- [Directions for this task]
Only the span from the line containing "Emit a Python" down to the line containing "0), aspect='auto', interpolation='bilinear', zorder=0)" is to be printed, exactly and inclusively, with pictures omitted.

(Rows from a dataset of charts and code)

>> BEGIN

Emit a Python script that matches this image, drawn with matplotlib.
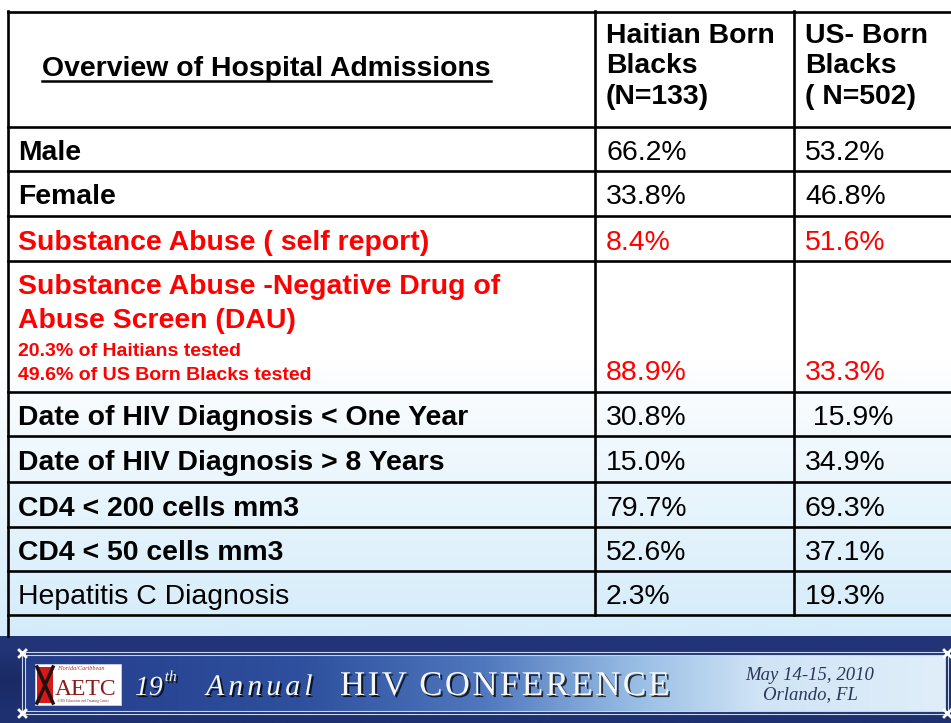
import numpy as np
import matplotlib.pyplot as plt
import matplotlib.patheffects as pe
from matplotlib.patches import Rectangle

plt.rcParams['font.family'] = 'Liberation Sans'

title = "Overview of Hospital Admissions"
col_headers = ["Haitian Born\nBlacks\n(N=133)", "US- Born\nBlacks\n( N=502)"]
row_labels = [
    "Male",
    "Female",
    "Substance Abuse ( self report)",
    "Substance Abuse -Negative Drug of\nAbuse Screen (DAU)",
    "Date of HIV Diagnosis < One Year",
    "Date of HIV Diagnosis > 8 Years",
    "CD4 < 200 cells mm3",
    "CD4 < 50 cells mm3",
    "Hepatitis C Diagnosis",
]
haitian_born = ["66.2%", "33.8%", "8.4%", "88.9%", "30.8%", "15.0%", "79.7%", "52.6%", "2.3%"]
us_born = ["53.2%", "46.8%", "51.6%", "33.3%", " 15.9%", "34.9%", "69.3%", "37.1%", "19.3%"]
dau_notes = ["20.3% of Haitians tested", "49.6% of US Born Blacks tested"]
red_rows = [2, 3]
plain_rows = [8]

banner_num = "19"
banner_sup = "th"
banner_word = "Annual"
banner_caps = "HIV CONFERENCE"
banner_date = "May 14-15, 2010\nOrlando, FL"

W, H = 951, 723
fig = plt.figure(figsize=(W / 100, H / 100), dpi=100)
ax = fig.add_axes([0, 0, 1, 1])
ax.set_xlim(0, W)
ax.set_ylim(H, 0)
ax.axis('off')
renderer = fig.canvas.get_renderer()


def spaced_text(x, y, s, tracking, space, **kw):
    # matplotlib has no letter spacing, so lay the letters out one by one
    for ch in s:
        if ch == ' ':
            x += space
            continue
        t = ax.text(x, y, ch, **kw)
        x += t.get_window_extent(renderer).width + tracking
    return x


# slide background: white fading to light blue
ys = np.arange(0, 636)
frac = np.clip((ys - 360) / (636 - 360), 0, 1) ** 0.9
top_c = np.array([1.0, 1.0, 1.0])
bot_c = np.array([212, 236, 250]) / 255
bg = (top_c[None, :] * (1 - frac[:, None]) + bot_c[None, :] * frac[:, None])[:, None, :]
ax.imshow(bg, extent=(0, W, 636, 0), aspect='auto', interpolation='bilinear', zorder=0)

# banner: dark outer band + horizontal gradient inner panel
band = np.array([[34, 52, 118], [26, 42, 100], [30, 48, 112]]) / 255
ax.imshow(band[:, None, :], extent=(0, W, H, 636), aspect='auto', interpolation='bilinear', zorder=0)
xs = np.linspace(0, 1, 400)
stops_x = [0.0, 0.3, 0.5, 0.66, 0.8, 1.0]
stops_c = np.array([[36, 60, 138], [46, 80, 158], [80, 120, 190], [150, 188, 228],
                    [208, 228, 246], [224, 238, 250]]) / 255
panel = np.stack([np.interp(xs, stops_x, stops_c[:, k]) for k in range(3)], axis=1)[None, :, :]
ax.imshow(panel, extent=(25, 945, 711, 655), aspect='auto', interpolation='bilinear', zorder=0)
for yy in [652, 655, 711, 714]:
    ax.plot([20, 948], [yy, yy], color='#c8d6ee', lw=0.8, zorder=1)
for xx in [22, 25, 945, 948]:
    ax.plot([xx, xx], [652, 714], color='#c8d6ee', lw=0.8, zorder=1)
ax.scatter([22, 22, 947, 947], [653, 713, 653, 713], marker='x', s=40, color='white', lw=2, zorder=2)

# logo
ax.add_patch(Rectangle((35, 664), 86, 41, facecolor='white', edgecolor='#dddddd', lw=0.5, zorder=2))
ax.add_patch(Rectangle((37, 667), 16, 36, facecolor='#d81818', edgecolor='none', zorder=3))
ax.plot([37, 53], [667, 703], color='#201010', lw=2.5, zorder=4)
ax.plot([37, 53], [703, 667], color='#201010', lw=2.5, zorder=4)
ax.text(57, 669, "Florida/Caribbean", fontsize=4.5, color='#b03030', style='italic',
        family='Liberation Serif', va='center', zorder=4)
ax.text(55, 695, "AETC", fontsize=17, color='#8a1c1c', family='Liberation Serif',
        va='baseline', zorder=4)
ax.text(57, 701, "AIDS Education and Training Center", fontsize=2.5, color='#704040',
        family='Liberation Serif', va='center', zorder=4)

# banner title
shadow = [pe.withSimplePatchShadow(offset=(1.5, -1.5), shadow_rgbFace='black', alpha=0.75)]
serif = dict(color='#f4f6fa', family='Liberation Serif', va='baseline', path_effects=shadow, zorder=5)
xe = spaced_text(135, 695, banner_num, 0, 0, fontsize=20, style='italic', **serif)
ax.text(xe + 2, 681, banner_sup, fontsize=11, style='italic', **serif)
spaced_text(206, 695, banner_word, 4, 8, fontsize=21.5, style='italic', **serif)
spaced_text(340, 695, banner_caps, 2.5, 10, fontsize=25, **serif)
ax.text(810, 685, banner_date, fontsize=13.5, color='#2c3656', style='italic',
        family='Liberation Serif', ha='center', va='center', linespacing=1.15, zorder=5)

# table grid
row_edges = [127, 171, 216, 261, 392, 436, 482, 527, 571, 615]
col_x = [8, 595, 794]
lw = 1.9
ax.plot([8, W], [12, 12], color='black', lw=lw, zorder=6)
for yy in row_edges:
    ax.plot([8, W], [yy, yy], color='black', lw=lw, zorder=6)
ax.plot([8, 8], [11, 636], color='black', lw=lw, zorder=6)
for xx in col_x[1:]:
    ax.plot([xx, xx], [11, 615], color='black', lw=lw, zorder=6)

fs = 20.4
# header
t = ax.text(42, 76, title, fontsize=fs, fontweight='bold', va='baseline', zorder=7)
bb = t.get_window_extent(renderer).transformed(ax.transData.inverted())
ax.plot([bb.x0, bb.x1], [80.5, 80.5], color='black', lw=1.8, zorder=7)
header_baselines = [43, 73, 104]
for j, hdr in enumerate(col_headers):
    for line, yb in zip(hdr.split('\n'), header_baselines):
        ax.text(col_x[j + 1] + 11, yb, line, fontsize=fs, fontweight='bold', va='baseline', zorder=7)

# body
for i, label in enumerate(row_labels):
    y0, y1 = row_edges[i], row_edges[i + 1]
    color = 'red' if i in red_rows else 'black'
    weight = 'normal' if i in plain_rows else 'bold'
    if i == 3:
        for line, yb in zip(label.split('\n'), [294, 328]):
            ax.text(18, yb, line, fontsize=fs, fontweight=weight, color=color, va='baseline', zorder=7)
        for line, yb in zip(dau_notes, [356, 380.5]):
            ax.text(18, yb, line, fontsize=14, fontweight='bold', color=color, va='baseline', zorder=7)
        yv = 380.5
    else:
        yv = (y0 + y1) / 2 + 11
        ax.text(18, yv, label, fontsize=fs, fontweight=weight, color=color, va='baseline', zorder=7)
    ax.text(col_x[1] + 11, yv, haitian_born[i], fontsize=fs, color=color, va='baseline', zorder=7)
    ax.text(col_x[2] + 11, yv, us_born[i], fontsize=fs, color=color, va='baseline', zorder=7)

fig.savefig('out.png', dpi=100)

>> END
>> BEGIN

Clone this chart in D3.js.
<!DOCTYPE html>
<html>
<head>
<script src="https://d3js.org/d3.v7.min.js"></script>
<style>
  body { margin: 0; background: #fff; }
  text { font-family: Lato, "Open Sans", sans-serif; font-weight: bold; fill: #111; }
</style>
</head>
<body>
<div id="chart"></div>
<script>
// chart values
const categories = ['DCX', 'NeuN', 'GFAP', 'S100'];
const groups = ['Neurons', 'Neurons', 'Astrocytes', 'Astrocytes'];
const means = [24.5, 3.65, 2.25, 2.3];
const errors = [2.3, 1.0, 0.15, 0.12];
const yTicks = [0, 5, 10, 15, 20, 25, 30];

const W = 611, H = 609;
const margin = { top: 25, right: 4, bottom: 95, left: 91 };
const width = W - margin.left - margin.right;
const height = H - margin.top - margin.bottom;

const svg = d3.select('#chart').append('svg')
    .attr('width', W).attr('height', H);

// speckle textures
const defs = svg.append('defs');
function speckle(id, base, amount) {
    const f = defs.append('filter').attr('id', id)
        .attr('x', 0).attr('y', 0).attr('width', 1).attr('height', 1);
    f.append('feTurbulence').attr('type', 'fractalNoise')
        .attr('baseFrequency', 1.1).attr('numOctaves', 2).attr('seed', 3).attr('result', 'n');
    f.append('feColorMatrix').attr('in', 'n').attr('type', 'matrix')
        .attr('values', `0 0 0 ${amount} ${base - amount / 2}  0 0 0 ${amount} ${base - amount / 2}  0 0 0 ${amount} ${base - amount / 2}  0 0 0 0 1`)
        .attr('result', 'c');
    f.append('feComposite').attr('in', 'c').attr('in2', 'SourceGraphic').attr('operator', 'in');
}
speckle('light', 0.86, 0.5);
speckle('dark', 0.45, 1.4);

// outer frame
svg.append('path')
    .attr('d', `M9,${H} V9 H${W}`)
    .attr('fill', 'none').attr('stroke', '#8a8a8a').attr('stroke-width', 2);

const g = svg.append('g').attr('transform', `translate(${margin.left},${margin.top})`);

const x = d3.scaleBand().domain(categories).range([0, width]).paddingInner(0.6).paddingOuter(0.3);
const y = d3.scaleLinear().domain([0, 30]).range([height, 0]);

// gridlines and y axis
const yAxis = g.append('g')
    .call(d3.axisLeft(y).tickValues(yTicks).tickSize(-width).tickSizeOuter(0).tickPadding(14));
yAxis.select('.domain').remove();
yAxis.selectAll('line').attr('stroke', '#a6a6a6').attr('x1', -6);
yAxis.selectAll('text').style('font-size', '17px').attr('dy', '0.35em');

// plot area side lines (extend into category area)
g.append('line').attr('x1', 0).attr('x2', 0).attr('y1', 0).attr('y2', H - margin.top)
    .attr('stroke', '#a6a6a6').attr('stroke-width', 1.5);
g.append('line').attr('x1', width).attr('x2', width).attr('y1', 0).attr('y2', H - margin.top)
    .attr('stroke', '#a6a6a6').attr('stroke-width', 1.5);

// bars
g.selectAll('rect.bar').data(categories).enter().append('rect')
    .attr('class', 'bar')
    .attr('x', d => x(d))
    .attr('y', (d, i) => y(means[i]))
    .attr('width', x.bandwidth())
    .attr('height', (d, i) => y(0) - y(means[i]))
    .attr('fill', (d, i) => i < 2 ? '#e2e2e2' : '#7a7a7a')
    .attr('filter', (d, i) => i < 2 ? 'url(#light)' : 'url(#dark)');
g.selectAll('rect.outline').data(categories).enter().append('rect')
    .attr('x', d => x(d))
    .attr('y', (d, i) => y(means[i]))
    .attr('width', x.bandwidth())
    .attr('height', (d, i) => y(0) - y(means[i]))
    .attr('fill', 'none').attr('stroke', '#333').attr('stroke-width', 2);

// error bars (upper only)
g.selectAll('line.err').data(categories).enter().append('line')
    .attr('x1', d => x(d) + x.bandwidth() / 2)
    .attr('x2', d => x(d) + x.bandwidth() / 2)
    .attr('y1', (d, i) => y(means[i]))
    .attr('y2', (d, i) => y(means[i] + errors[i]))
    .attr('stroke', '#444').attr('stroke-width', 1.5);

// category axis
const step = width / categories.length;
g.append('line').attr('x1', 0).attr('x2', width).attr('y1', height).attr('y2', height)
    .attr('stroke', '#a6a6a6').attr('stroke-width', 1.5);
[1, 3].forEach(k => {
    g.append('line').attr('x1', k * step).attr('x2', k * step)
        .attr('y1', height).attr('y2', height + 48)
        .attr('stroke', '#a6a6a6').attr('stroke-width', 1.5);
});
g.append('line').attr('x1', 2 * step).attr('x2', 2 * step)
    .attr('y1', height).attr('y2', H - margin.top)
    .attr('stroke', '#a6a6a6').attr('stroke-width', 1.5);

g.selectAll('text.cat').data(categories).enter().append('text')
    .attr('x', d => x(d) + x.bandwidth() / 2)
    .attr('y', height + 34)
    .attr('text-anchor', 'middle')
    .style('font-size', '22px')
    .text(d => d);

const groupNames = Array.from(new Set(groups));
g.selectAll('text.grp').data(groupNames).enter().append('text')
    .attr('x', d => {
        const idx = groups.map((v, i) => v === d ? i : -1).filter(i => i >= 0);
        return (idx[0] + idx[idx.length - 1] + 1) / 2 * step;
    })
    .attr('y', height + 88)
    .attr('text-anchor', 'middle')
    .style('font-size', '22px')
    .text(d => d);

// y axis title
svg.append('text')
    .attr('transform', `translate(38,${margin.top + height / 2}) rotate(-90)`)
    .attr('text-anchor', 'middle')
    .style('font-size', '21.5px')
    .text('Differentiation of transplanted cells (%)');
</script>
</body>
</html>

>> END

- [Reply]
Emit a Python script that matches this image, drawn with matplotlib.
import numpy as np
import matplotlib.pyplot as plt
import matplotlib.patheffects as pe
from matplotlib.patches import Rectangle

plt.rcParams['font.family'] = 'Liberation Sans'

title = "Overview of Hospital Admissions"
col_headers = ["Haitian Born\nBlacks\n(N=133)", "US- Born\nBlacks\n( N=502)"]
row_labels = [
    "Male",
    "Female",
    "Substance Abuse ( self report)",
    "Substance Abuse -Negative Drug of\nAbuse Screen (DAU)",
    "Date of HIV Diagnosis < One Year",
    "Date of HIV Diagnosis > 8 Years",
    "CD4 < 200 cells mm3",
    "CD4 < 50 cells mm3",
    "Hepatitis C Diagnosis",
]
haitian_born = ["66.2%", "33.8%", "8.4%", "88.9%", "30.8%", "15.0%", "79.7%", "52.6%", "2.3%"]
us_born = ["53.2%", "46.8%", "51.6%", "33.3%", " 15.9%", "34.9%", "69.3%", "37.1%", "19.3%"]
dau_notes = ["20.3% of Haitians tested", "49.6% of US Born Blacks tested"]
red_rows = [2, 3]
plain_rows = [8]

banner_num = "19"
banner_sup = "th"
banner_word = "Annual"
banner_caps = "HIV CONFERENCE"
banner_date = "May 14-15, 2010\nOrlando, FL"

W, H = 951, 723
fig = plt.figure(figsize=(W / 100, H / 100), dpi=100)
ax = fig.add_axes([0, 0, 1, 1])
ax.set_xlim(0, W)
ax.set_ylim(H, 0)
ax.axis('off')
renderer = fig.canvas.get_renderer()


def spaced_text(x, y, s, tracking, space, **kw):
    # matplotlib has no letter spacing, so lay the letters out one by one
    for ch in s:
        if ch == ' ':
            x += space
            continue
        t = ax.text(x, y, ch, **kw)
        x += t.get_window_extent(renderer).width + tracking
    return x


# slide background: white fading to light blue
ys = np.arange(0, 636)
frac = np.clip((ys - 360) / (636 - 360), 0, 1) ** 0.9
top_c = np.array([1.0, 1.0, 1.0])
bot_c = np.array([212, 236, 250]) / 255
bg = (top_c[None, :] * (1 - frac[:, None]) + bot_c[None, :] * frac[:, None])[:, None, :]
ax.imshow(bg, extent=(0, W, 636, 0), aspect='auto', interpolation='bilinear', zorder=0)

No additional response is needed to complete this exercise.